* [Task prompt]:
Set aside the pictures and output only the lines from the one containing "Emit a component" up to and including the one containing "import * as".

* [Listed entries]:
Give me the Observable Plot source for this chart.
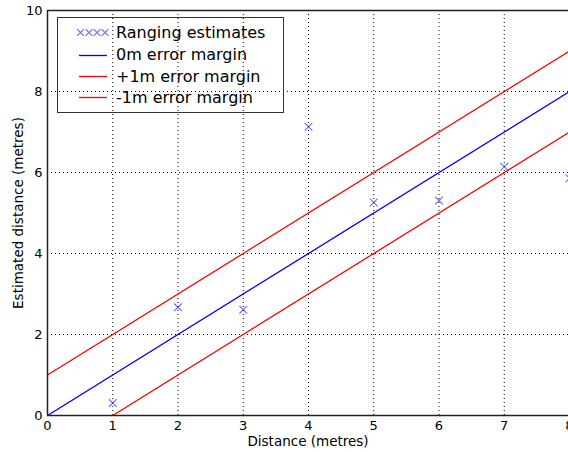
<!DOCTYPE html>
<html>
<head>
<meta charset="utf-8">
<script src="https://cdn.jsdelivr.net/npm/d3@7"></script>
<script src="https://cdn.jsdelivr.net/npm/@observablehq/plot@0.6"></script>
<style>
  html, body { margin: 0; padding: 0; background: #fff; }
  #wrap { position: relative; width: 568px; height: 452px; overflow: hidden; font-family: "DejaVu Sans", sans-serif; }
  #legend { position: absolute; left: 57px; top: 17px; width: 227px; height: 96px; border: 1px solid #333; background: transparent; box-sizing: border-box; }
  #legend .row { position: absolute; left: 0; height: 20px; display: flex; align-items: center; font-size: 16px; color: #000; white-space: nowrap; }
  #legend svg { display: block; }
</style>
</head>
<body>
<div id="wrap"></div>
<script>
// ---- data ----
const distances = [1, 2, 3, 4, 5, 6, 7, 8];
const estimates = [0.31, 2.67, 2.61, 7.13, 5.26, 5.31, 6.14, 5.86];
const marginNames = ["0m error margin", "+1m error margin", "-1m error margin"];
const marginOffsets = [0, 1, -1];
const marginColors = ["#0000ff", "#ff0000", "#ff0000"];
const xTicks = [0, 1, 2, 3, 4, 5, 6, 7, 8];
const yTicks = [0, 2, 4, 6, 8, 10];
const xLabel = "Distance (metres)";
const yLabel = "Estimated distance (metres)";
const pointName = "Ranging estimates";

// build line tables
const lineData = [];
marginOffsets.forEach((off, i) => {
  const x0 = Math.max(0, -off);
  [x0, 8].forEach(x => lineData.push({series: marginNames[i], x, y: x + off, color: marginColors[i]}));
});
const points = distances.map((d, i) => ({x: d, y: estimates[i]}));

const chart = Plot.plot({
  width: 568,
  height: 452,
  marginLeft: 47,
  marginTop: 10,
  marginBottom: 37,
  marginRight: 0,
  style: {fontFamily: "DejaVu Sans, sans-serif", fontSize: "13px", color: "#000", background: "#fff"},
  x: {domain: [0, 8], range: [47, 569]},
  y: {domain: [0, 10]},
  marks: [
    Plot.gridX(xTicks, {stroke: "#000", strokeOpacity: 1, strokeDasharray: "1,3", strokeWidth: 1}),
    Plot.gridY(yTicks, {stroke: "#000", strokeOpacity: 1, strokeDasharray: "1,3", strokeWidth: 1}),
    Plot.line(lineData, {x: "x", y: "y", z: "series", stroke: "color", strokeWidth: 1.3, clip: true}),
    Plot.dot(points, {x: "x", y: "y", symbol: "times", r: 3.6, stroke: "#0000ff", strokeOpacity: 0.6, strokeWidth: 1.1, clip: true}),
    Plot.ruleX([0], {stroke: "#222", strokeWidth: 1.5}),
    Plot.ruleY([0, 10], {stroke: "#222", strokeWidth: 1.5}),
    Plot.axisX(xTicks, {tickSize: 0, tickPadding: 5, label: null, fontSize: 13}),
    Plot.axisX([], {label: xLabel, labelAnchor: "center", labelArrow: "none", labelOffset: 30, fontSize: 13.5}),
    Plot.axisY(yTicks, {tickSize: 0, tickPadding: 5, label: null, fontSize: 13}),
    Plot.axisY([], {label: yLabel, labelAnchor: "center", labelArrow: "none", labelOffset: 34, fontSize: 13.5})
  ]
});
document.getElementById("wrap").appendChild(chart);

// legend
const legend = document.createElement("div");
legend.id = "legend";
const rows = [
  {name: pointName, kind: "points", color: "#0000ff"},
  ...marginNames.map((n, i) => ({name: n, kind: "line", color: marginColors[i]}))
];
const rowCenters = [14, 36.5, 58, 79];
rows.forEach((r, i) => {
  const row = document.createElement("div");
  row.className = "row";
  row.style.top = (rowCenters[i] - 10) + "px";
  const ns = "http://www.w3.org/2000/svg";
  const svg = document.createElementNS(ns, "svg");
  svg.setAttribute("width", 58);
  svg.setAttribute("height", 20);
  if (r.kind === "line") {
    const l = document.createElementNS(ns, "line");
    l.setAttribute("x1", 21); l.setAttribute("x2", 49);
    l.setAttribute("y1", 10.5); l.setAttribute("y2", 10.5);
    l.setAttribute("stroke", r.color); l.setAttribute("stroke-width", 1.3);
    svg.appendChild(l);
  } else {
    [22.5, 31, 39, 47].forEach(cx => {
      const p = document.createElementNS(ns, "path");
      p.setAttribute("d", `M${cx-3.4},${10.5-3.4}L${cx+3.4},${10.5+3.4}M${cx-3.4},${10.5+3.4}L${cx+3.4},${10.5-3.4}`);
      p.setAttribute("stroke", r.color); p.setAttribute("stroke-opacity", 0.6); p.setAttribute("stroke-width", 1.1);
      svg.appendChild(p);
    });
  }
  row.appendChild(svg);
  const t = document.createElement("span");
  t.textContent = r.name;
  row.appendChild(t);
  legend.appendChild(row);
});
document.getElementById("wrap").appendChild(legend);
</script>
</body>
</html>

==

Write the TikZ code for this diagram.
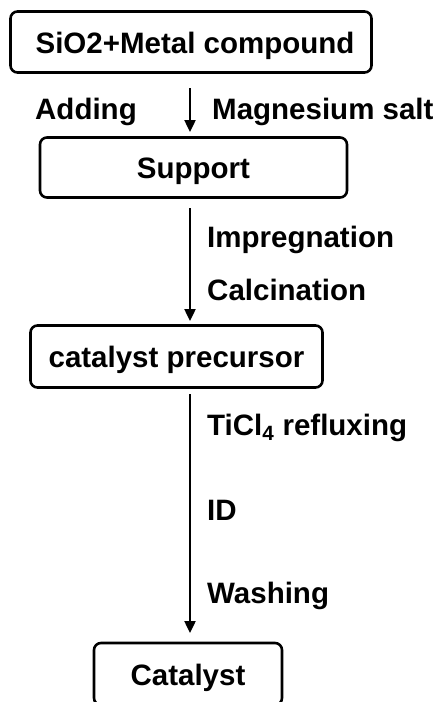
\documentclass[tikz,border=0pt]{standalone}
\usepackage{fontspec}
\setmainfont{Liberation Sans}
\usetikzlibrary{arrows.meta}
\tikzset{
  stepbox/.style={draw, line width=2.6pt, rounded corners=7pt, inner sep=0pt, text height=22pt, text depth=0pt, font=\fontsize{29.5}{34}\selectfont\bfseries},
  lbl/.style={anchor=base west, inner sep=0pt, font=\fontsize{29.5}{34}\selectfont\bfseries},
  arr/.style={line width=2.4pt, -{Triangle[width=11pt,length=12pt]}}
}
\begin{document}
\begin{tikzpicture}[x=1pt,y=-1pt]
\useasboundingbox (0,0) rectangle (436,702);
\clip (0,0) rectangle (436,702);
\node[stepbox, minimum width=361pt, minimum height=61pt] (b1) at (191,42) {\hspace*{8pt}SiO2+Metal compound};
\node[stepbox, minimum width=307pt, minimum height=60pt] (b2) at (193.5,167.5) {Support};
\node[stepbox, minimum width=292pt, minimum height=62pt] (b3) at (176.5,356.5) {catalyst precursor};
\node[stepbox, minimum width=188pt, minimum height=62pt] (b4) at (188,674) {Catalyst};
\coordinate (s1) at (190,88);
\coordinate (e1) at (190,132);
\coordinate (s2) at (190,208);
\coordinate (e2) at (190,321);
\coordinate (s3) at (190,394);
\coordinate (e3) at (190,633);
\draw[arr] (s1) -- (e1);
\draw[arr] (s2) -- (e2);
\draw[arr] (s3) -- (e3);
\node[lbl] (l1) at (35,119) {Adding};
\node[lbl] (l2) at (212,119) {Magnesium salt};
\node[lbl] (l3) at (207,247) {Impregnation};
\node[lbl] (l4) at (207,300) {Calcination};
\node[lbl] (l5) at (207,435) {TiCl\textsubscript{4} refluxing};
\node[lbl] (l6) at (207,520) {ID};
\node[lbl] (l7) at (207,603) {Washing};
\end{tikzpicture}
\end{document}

* * *

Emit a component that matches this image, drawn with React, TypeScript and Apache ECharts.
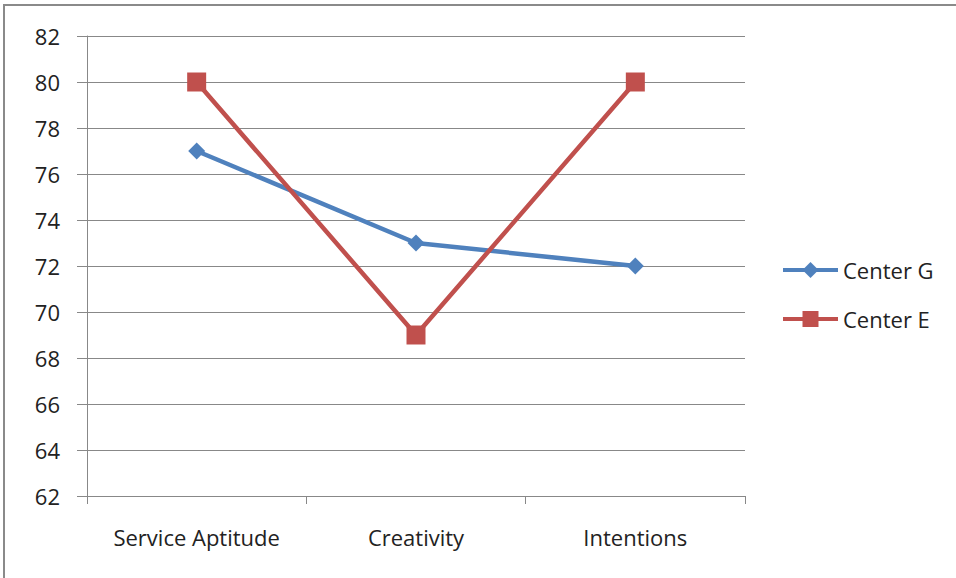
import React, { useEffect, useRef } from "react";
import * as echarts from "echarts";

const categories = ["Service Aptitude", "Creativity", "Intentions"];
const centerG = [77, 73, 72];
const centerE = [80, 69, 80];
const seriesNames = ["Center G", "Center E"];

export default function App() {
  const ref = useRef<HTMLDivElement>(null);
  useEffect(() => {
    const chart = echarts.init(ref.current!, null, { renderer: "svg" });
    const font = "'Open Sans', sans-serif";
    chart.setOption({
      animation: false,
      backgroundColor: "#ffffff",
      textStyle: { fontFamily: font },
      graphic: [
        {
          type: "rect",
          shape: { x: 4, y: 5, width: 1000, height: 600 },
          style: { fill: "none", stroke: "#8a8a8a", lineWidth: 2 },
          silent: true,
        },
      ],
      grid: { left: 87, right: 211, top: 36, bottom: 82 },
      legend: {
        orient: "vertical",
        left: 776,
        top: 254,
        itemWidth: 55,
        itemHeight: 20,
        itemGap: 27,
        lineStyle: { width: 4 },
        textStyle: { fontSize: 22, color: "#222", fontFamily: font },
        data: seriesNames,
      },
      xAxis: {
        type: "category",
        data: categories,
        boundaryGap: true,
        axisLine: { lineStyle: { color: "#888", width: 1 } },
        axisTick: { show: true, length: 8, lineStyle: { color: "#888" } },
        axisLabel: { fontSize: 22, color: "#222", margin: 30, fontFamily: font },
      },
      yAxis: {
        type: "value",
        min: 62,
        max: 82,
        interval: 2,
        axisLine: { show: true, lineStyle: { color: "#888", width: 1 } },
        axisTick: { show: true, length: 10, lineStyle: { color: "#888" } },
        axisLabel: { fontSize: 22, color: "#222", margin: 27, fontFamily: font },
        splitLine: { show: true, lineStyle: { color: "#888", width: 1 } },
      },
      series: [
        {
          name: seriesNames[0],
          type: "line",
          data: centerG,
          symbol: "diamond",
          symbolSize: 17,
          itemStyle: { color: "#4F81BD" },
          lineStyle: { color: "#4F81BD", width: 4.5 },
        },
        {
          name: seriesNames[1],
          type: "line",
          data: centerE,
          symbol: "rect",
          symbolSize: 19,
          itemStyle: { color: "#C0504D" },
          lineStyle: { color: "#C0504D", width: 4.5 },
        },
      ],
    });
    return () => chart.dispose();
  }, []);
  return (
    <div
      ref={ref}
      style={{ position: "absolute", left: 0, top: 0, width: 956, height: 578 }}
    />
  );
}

* [In response]:
Emit a component that matches this image, drawn with React, TypeScript and Apache ECharts.
import React, { useEffect, useRef } from "react";
import * as echarts from "echarts";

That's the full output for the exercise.